Verpflichteter ist nach § 8b Abs.1 SGB VIII das Jugendamt. Die Fachberatung kann jedoch nicht durch den sozialpädagogischen Dienst (spD) erfolgen, sondern nur durch spezialisierte Fachkräfte, angestellt beim Träger der öffentlichen Jugendhilfe, aber beschäftigt außerhalb des spD, bei Trägern der freien Jugendhilfe oder freischaffend.
Der Ausschluss der Personalunion zwischen spD und „insoweit erfahrener“ Fachkraft nach § 8b Abs.1 SGB VIII ist funktional mit einer unvereinbaren Rollenkollision zu begründen:
· Wenn an den spD gewichtige Anhaltspunkte für eine Kindeswohlgefährdung herangetragen werden, ist sein eigener Schutzauftrag nach § 8a Abs. 1 SGB VIII aktiviert. Er kann dem Einbeziehenden nicht mehr zur vertraulichen, persönlichen Reflexion in einer fachlichen Beratung zur Seite stehen, sondern hat eigene Pflichten, im Kontakt mit der Familie die (potentielle) Gefährdung einzuschätzen.

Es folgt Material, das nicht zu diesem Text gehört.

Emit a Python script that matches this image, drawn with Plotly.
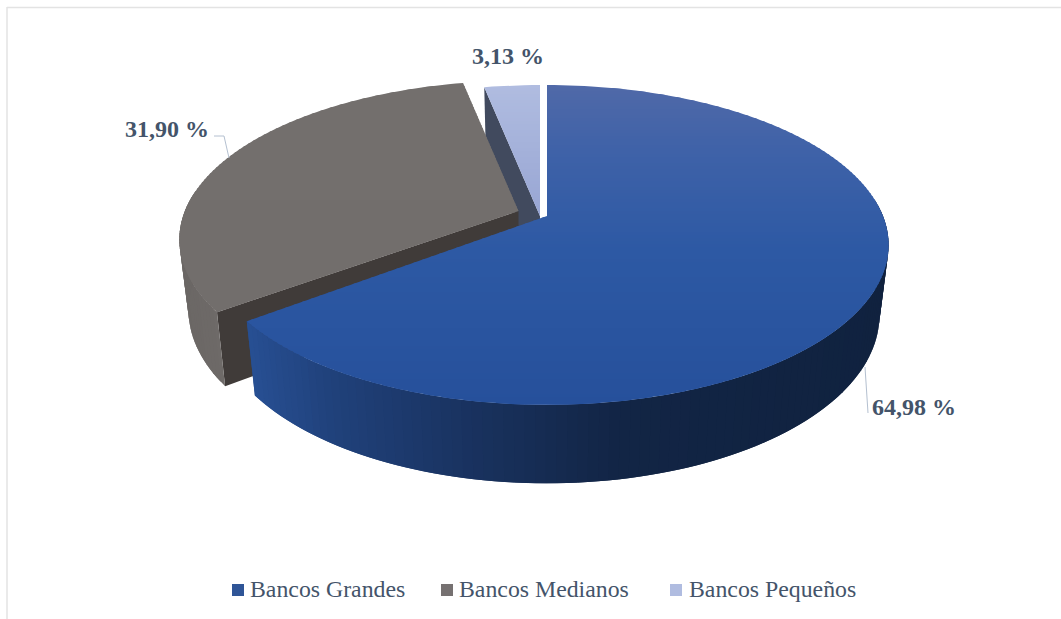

· Wenn § 4 Abs. 3 KKG fordert, dass zunächst eine Beratung durch eine insoweit erfahrene Fachkraft erfolgen soll, i.d.R auch und insbesondere bevor das Jugendamt eingeschaltet wird, dann würde bei einer Fachberatung durch den spD der zweite vor dem ersten Schritt getan.
· Die Wahrung von Anonymität bei einer fachlichen Beratung durch Fachkräfte des spD ist in der Praxis mehr Fiktion denn Realität. Häufig kennt der spD die Familie bereits. Jedenfalls ist er, nach § 8a Abs.1 SGB VIII verpflichtet, eigeninitiativ weitere Anstrengungen zur Ermittlung der Identität zu unternehmen.
· Der Sinn und Zweck der fachlichen Beratung ist es vor allem auch,
à die Schwelle für ein Mitteilen an das Jugendamt zu senken, indem die Professionellen
außerhalb der Jugendhilfe einerseits Sicherheit erlangen können, ob sie mit ihren
Wahrnehmungen und Einschätzungen auf dem richtigen Weg sind
è die anspruchsvolle Aufgabe der Herstellung von Transparenz bei den Adressaten und die Wahl des passenden Weges für den Fall einer Mitteilung an das Jugendamt durch die fachliche Beratung zu qualifizieren
è durch die fachliche Beratung unnötige, (auch unqualifizierte) Mitteilungen an das Jugendamt zu vermeiden.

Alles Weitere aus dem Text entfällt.